“Durum biraz vahim mi acaba?” diye kendime sorarak çıkıyorum Yüce Zerey‘in “Yeni Tüketicinin Zihnini Yeniden Kodlamak” isimli konuşmasından, o ise bu duruma “Adana merkez patlıyor herkes” yorumunu yapıyor. Ben daha çok sübliminal çalışmalardan ya da markalar için bilinçaltına daha etkili olması için fikirlerden söz etmesini beklerken, o “durum bu, böyleyiz” der gibi art arda son zamanların yerel Youtube fenomenlerini izletiyor ekranda.
https://www.youtube.com/watch?v=3_4weW4bNrs
Peki durum nasıl bu hale geldi?
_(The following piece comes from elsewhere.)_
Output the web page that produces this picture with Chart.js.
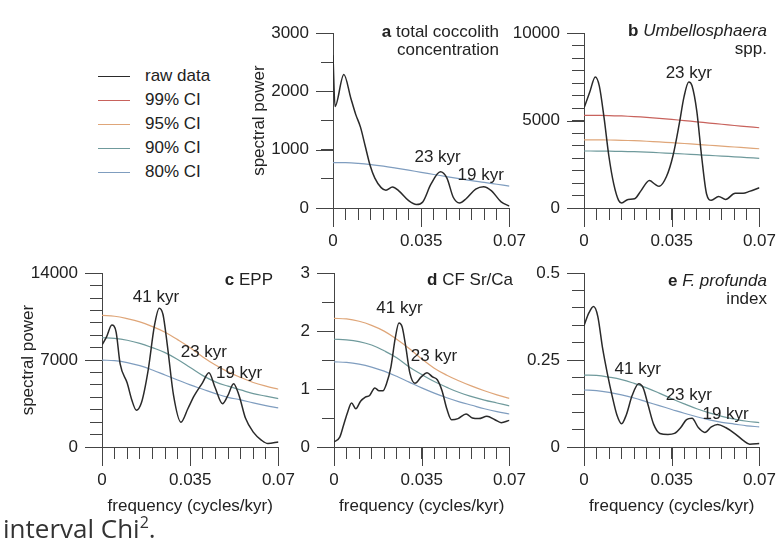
<!DOCTYPE html>
<html>
<head>
<meta charset="utf-8">
<script src="https://cdn.jsdelivr.net/npm/chart.js@4.4.0/dist/chart.umd.min.js"></script>
<style>
  body { margin: 0; background: #fff; }
  #page { position: relative; width: 782px; height: 547px; overflow: hidden; font-family: "Liberation Sans", Arial, sans-serif; color: #222; }
  #page canvas { position: absolute; }
  .tag { position: absolute; font-size: 17px; line-height: 18px; text-align: right; white-space: nowrap; }
  .legend { position: absolute; left: 98px; top: 64px; font-size: 17px; }
  .legend div { height: 24px; line-height: 24px; white-space: nowrap; }
  .legend span { display: inline-block; width: 32px; height: 0; border-top: 1.5px solid; vertical-align: middle; margin-right: 15px; }
  .caption { position: absolute; left: 3px; top: 510px; font-family: "Open Sans", sans-serif; font-size: 26px; color: #333; }
  .caption sup { font-size: 16px; }
</style>
</head>
<body>
<div id="page">
  <canvas id="pa"></canvas>
  <canvas id="pb"></canvas>
  <canvas id="pc"></canvas>
  <canvas id="pd"></canvas>
  <canvas id="pe"></canvas>

  <div class="legend" id="legend"></div>

  <div class="tag" style="right:283px;top:23px"><b>a</b> total coccolith<br>concentration</div>
  <div class="tag" style="right:15px;top:22px"><b>b</b> <i>Umbellosphaera</i><br>spp.</div>
  <div class="tag" style="right:509px;top:271px"><b>c</b> EPP</div>
  <div class="tag" style="right:269px;top:271px"><b>d</b> CF Sr/Ca</div>
  <div class="tag" style="right:15px;top:272px"><b>e</b> <i>F. profunda</i><br>index</div>

  <div class="caption">interval Chi<sup>2</sup>.</div>
</div>

<script>
// frequency axis (cycles/kyr)
const xTicks = [0, 0.035, 0.07];
const xTickLabels = ['0', '0.035', '0.07'];

// confidence-level curves share one frequency grid
const ciFreq = [0, 0.005, 0.01, 0.015, 0.02, 0.025, 0.03, 0.035, 0.04, 0.045, 0.05, 0.055, 0.06, 0.065, 0.07];

// a: total coccolith concentration
const aFreq = [0, 0.0008, 0.0043, 0.0071, 0.009, 0.0109, 0.0128, 0.0147, 0.0166, 0.0191, 0.021, 0.0236, 0.0261, 0.0299, 0.0331, 0.0356, 0.0388, 0.0426, 0.0452, 0.0477, 0.0502, 0.0528, 0.0566, 0.0597, 0.0629, 0.0667, 0.07];
const aRaw = [2620, 1743, 2290, 1880, 1607, 1388, 1060, 733, 513, 350, 306, 360, 295, 131, 60, 104, 404, 623, 513, 185, 87, 159, 323, 366, 295, 104, 33];
const a80 = [780, 778, 765, 745, 718, 685, 650, 612, 575, 540, 505, 470, 440, 408, 377];
const aYTicks = [0, 1000, 2000, 3000];
const aYTickLabels = ['0', '1000', '2000', '3000'];

// b: Umbellosphaera spp.
const bFreq = [0, 0.0023, 0.0045, 0.0061, 0.008, 0.0099, 0.0119, 0.0138, 0.015, 0.0176, 0.0202, 0.0227, 0.0261, 0.0284, 0.03, 0.0329, 0.0355, 0.038, 0.0399, 0.0418, 0.0431, 0.045, 0.0469, 0.0489, 0.0508, 0.0537, 0.0565, 0.0603, 0.0635, 0.066, 0.07];
const bRaw = [5720, 6630, 7500, 6990, 5170, 2990, 1350, 437, 290, 490, 530, 980, 1570, 1350, 1240, 1800, 2990, 4810, 6360, 7210, 6990, 5540, 2990, 800, 440, 660, 490, 840, 840, 950, 1160];
const b99 = [5300, 5298, 5290, 5265, 5230, 5185, 5130, 5070, 5000, 4930, 4860, 4790, 4720, 4655, 4590];
const b95 = [3900, 3898, 3890, 3872, 3850, 3818, 3780, 3738, 3690, 3640, 3590, 3540, 3490, 3440, 3390];
const b90 = [3260, 3258, 3250, 3237, 3220, 3192, 3160, 3125, 3090, 3050, 3010, 2970, 2930, 2885, 2840];
const bYTicks = [0, 5000, 10000];
const bYTickLabels = ['0', '5000', '10000'];

// c: EPP
const cFreq = [0, 0.0018, 0.0039, 0.0056, 0.0072, 0.01, 0.0119, 0.0136, 0.0157, 0.0183, 0.0208, 0.0227, 0.0242, 0.0259, 0.0284, 0.0313, 0.0341, 0.0366, 0.0398, 0.0424, 0.0449, 0.0478, 0.0499, 0.0522, 0.0544, 0.0569, 0.0601, 0.0633, 0.0658, 0.07];
const cRaw = [8230, 8870, 9820, 9260, 6690, 5150, 3740, 2970, 3610, 6180, 9770, 11180, 10670, 8230, 4130, 2000, 3100, 4130, 5150, 5980, 4770, 3490, 4130, 5100, 4130, 2330, 1180, 540, 280, 410];
const c95 = [10600, 10530, 10340, 10080, 9700, 9250, 8650, 8000, 7250, 6600, 6050, 5600, 5200, 4900, 4650];
const c90 = [8800, 8750, 8600, 8350, 8000, 7600, 7050, 6400, 5750, 5250, 4900, 4600, 4300, 4100, 3900];
const c80 = [7000, 6950, 6800, 6550, 6200, 5800, 5400, 5000, 4650, 4300, 4000, 3800, 3550, 3330, 3150];
const cYTicks = [0, 7000, 14000];
const cYTickLabels = ['0', '7000', '14000'];

// d: CF Sr/Ca
const dFreq = [0, 0.0023, 0.0039, 0.0055, 0.007, 0.0087, 0.0106, 0.0125, 0.0142, 0.0163, 0.018, 0.0195, 0.021, 0.0227, 0.0244, 0.0259, 0.0272, 0.0287, 0.0303, 0.0323, 0.0348, 0.0371, 0.0393, 0.0412, 0.0431, 0.045, 0.0469, 0.0495, 0.0527, 0.0552, 0.0578, 0.061, 0.0642, 0.0667, 0.07];
const dRaw = [0.088, 0.17, 0.39, 0.61, 0.76, 0.66, 0.79, 0.86, 0.89, 1.02, 0.97, 0.97, 1.10, 1.38, 1.87, 2.14, 2.07, 1.71, 1.27, 1.10, 1.21, 1.28, 1.21, 1.16, 0.97, 0.66, 0.47, 0.49, 0.57, 0.50, 0.49, 0.53, 0.47, 0.42, 0.46];
const d95 = [2.22, 2.21, 2.17, 2.10, 2.00, 1.86, 1.70, 1.52, 1.36, 1.24, 1.14, 1.05, 0.97, 0.90, 0.84];
const d90 = [1.86, 1.85, 1.82, 1.76, 1.66, 1.54, 1.38, 1.25, 1.13, 1.03, 0.94, 0.87, 0.81, 0.76, 0.71];
const d80 = [1.47, 1.46, 1.43, 1.38, 1.31, 1.22, 1.12, 1.02, 0.93, 0.85, 0.78, 0.72, 0.66, 0.61, 0.57];
const dYTicks = [0, 1, 2, 3];
const dYTickLabels = ['0', '1', '2', '3'];

// e: F. profunda index
const eFreq = [0, 0.0019, 0.0038, 0.0055, 0.0074, 0.0093, 0.0112, 0.0131, 0.015, 0.0169, 0.0192, 0.0218, 0.0236, 0.0256, 0.0278, 0.0303, 0.0335, 0.0361, 0.0386, 0.0409, 0.0431, 0.0456, 0.0482, 0.0508, 0.0533, 0.0565, 0.0603, 0.0635, 0.0661, 0.07];
const eRaw = [0.349, 0.385, 0.404, 0.376, 0.285, 0.212, 0.148, 0.093, 0.067, 0.093, 0.148, 0.182, 0.170, 0.120, 0.065, 0.039, 0.036, 0.039, 0.056, 0.079, 0.083, 0.056, 0.042, 0.058, 0.065, 0.056, 0.038, 0.019, 0.008, 0.010];
const e90 = [0.207, 0.206, 0.201, 0.194, 0.183, 0.170, 0.155, 0.139, 0.124, 0.110, 0.098, 0.088, 0.080, 0.074, 0.070];
const e80 = [0.164, 0.162, 0.157, 0.150, 0.141, 0.130, 0.119, 0.108, 0.097, 0.087, 0.078, 0.071, 0.066, 0.061, 0.058];
const eYTicks = [0, 0.25, 0.5];
const eYTickLabels = ['0', '0.25', '0.5'];

const legendNames = ['raw data', '99% CI', '95% CI', '90% CI', '80% CI'];

const axisColor = '#444';
const textColor = '#222';
const colors = { raw: '#2a2a2a', ci99: '#c8625c', ci95: '#dfa679', ci90: '#6f9a9c', ci80: '#7f9dbf' };

Chart.defaults.font.family = '"Liberation Sans", Arial, sans-serif';
Chart.defaults.font.size = 17;
Chart.defaults.color = textColor;

// legend block
const legendColors = [colors.raw, colors.ci99, colors.ci95, colors.ci90, colors.ci80];
document.getElementById('legend').innerHTML = legendNames
  .map((n, i) => '<div><span style="border-color:' + legendColors[i] + '"></span>' + n + '</div>')
  .join('');

function pts(xs, ys) {
  return xs.map((x, i) => ({ x: x, y: ys[i] }));
}

function labelFor(v, vals, labels, span) {
  for (let i = 0; i < vals.length; i++) {
    if (Math.abs(v - vals[i]) < span * 1e-6) return labels[i];
  }
  return '';
}

function evenTicks(max, count) {
  const out = [];
  for (let i = 0; i <= count; i++) out.push({ value: max * i / count });
  return out;
}

// long ticks at labelled values + peak annotations
function marks(yTicks, peaks) {
  return {
    id: 'marks',
    afterDraw(chart) {
      const { ctx, chartArea, scales } = chart;
      ctx.save();
      ctx.strokeStyle = axisColor;
      ctx.lineWidth = 1;
      ctx.beginPath();
      xTicks.forEach(v => {
        const px = Math.round(scales.x.getPixelForValue(v)) + 0.5;
        ctx.moveTo(px, chartArea.bottom);
        ctx.lineTo(px, chartArea.bottom + 19);
      });
      yTicks.forEach(v => {
        const py = Math.round(scales.y.getPixelForValue(v)) + 0.5;
        ctx.moveTo(chartArea.left, py);
        ctx.lineTo(chartArea.left - 17, py);
      });
      ctx.stroke();
      ctx.fillStyle = textColor;
      ctx.font = '17px "Liberation Sans", Arial, sans-serif';
      ctx.textAlign = 'center';
      ctx.textBaseline = 'middle';
      peaks.forEach(p => {
        ctx.fillText(p[0], scales.x.getPixelForValue(p[1]), scales.y.getPixelForValue(p[2]));
      });
      ctx.restore();
    }
  };
}

function ciSet(values, color) {
  return { data: pts(ciFreq, values), borderColor: color, borderWidth: 1.2, pointRadius: 0, tension: 0.4, order: 2 };
}

function panel(p) {
  const [L, T, R, B] = p.rect;
  const yw = 84, pt = 14, pr = 20, xh = p.xTitle ? 70 : 50;
  const cv = document.getElementById(p.id);
  cv.width = yw + (R - L) + pr;
  cv.height = pt + (B - T) + xh;
  cv.style.left = (L - yw) + 'px';
  cv.style.top = (T - pt) + 'px';

  const sets = [{ data: pts(p.freq, p.raw), borderColor: colors.raw, borderWidth: 1.5, pointRadius: 0, cubicInterpolationMode: 'monotone', order: 1 }]
    .concat(p.ci.map(c => ciSet(c[0], c[1])));

  return new Chart(cv, {
    type: 'line',
    data: { datasets: sets },
    options: {
      responsive: false,
      animation: false,
      events: [],
      layout: { padding: { top: pt, right: pr, left: 0, bottom: 0 } },
      plugins: { legend: { display: false }, tooltip: { enabled: false } },
      scales: {
        x: {
          type: 'linear', min: 0, max: 0.07,
          afterBuildTicks: s => { s.ticks = evenTicks(0.07, 14); },
          afterFit: s => { s.height = xh; },
          ticks: { autoSkip: false, maxRotation: 0, padding: 11, callback: v => labelFor(v, xTicks, xTickLabels, 0.07) },
          grid: { drawOnChartArea: false, tickLength: 12, tickColor: axisColor },
          border: { color: axisColor },
          title: { display: !!p.xTitle, text: 'frequency (cycles/kyr)', padding: 0 }
        },
        y: {
          type: 'linear', min: 0, max: p.yMax,
          afterBuildTicks: s => { s.ticks = evenTicks(p.yMax, p.yCount); },
          afterFit: s => { s.width = yw; },
          ticks: { autoSkip: false, padding: 12, callback: v => labelFor(v, p.yTicks, p.yTickLabels, p.yMax) },
          grid: { drawOnChartArea: false, tickLength: 12, tickColor: axisColor },
          border: { color: axisColor },
          title: { display: !!p.yTitle, text: 'spectral power', padding: 0 }
        }
      }
    },
    plugins: [marks(p.yTicks, p.peaks)]
  });
}

panel({ id: 'pa', rect: [333, 25, 517, 208], yMax: 3000, yCount: 6, yTicks: aYTicks, yTickLabels: aYTickLabels,
  freq: aFreq, raw: aRaw, ci: [[a80, colors.ci80]], yTitle: true,
  peaks: [['23 kyr', 0.0415, 869], ['19 kyr', 0.0586, 557]] });

panel({ id: 'pb', rect: [584, 25, 767, 208], yMax: 10000, yCount: 14, yTicks: bYTicks, yTickLabels: bYTickLabels,
  freq: bFreq, raw: bRaw, ci: [[b99, colors.ci99], [b95, colors.ci95], [b90, colors.ci90]],
  peaks: [['23 kyr', 0.0418, 7720]] });

panel({ id: 'pc', rect: [102, 265, 286, 447], yMax: 14000, yCount: 14, yTicks: cYTicks, yTickLabels: cYTickLabels,
  freq: cFreq, raw: cRaw, ci: [[c95, colors.ci95], [c90, colors.ci90], [c80, colors.ci80]], yTitle: true, xTitle: true,
  peaks: [['41 kyr', 0.0214, 12077], ['23 kyr', 0.0404, 7590], ['19 kyr', 0.0544, 5920]] });

panel({ id: 'pd', rect: [334, 265, 517, 447], yMax: 3, yCount: 6, yTicks: dYTicks, yTickLabels: dYTickLabels,
  freq: dFreq, raw: dRaw, ci: [[d95, colors.ci95], [d90, colors.ci90], [d80, colors.ci80]], xTitle: true,
  peaks: [['41 kyr', 0.0261, 2.395], ['23 kyr', 0.0399, 1.571]] });

panel({ id: 'pe', rect: [584, 265, 767, 447], yMax: 0.5, yCount: 10, yTicks: eYTicks, yTickLabels: eYTickLabels,
  freq: eFreq, raw: eRaw, ci: [[e90, colors.ci90], [e80, colors.ci80]], xTitle: true,
  peaks: [['41 kyr', 0.0214, 0.2225], ['23 kyr', 0.0418, 0.1475], ['19 kyr', 0.0565, 0.0926]] });
</script>
</body>
</html>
Gelişen teknoloji tüketici psikolojisini de değiştirdi, hayatımıza eğlence kattığı kadar, bir bağımlılık da getirdi diyor, izlettiği video bittiğinde son zamanlarda üzerine sıkça düşündüğüm bir soruyu soruyorum kendime yine; bir şeyleri acaba paylaşmak için değil de yalnız hissetmemek için mi paylaşıyoruz?
Hal böyleyken gelin şu Maslow’un ihtiyaç hiyerarşisini bugün yeniden tanımlayalım, karşımızdaki bu yeni tüketiciyi daha iyi tanıyalım, diyor.
Sunumundan bu kareyi özetlersek, Maslow’un hiyerarşisinde:
– En temel maddi ihtiyaçlara; Wifi, dijital dünyada varlık gösterme ve siber güvenlik eklendi,
– Sosyal ihtiyaçlara sosyal medya aktivasyonu, içerik paylaşımı eklendi,
– Manevi ihtiyaçlar ise dijital dünyada kanaat önderi olmadan, bir gündemi/topluluğu yönlendirmeden tamamlanamaz oldu.
Yeni tüketicinin yeni ihtiyaçlarını tanımladıktan sonra o ihtiyacı mutlu sona yönlendiren iç ve dış motivasyon kaynaklarını da iyi bilmek gerektiğini söylüyor ve bu motivasyona sahip olsa da yeni tüketicinin hayatının parçası haline gelen teknoloji sonucu genel profilini de unutmamak gerektiğini belirtiyor.
Yeni tüketici:
– Popüler kültürün etkisiyle daha yüzeysel hareket edebilen,
– “ben iyiyim, güzelim, beni beğenin, “like” edin mantığı ile daha narsist,
– daha endişeli, daha sabırsız ve dolayısıyla sinirli,
– dikkati daha eksik (hiçbir şeye zamanımız yok!),
– sembollere daha çok anlam yüklüyor. ( “ama cümlenin sonuna Smiley eklememiş” diye söylenen biz değil miyiz?)
Bu bilgiler sonucunda üreticinin teknovasyona (teknoloji+inovasyon) öncelik vermesinin hayati önemini vurguluyor ve “gerçekçi bir teklif verin, oyuna dahil olun” diyor.
Gözümüzde canlanan bu resim karşısında “hayır, bu ben değilim” diyebiliyor muyuz? Bana sorarsanız hepimiz kıyısından köşesinden de olsa bu yeni profilin parçasıyız, bakalım ilerleyen yıllarda daha nelerden bakıp, hangi yüzeysel şeyleri gereksinim haline getirip, neleri ihtiyaç piramidimize ekleyeceğiz, hep birlikte göreceğiz.